What worries me most at the moment is a final possibility. Perhaps hard-edge climate politics is no longer necessary to achieve a rapid build-out of green energy in an era when we’ve grown less preoccupied with rallying public support and more preoccupied with particular bottlenecks (permitting and interconnection and the limitations of the grid in places like the United States, for instance, or the burdensome costs of capital in poorer parts of the world). But are we sure that without a greater sense of political urgency, new clean infrastructure will lead to meaningful global emissions reductions anytime soon?

Each year, it seems, we get predictions of an imminent emissions peak, and each year we watch emissions grow higher.
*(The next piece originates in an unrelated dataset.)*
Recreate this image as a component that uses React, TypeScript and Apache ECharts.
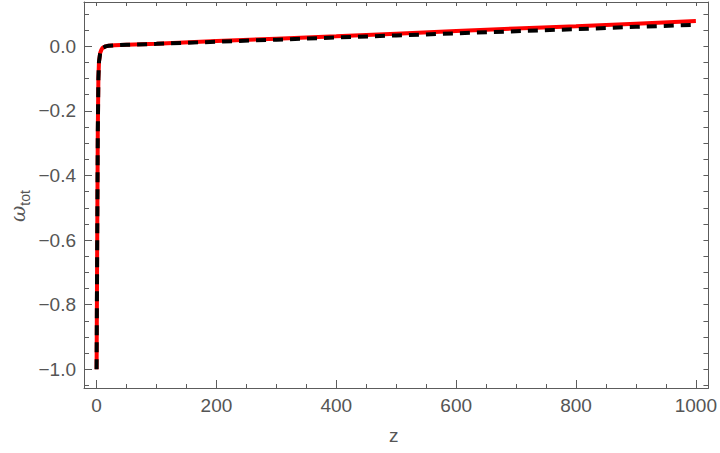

Particular countries continue their downward slopes, but not globally. In the absence of concerted climate-focused policy, cheap renewable energy and booming demand may be a recipe for adding green energy without retiring the dirty stuff, letting emissions climb as the rollout of renewables continues. That is, not a project of energy transition but, as skeptics sometimes say, energy addition.

This is the central contention of “More and More and More: An All-Consuming History of Energy,” by the French historian Jean-Baptiste Fressoz, forthcoming this fall in the United States. The history is bracing for anyone, like me, who has spent the last decade dreaming of decarbonization, partly to hold at bay the fear of what may come without it. For all that hopeful talk of an energy transition, Fressoz argues, the world has never really experienced one, and certainly isn’t now.

“After two centuries of ‘energy transitions,’ humanity has never burned so much oil and gas, so much coal and so much wood,” Fressoz writes. Yes, that’s right: It’s not just that we haven’t moved on from oil, we haven’t even moved on from trees. “Today, around two billion cubic meters of wood are felled each year to be burned, three times more than a century ago.”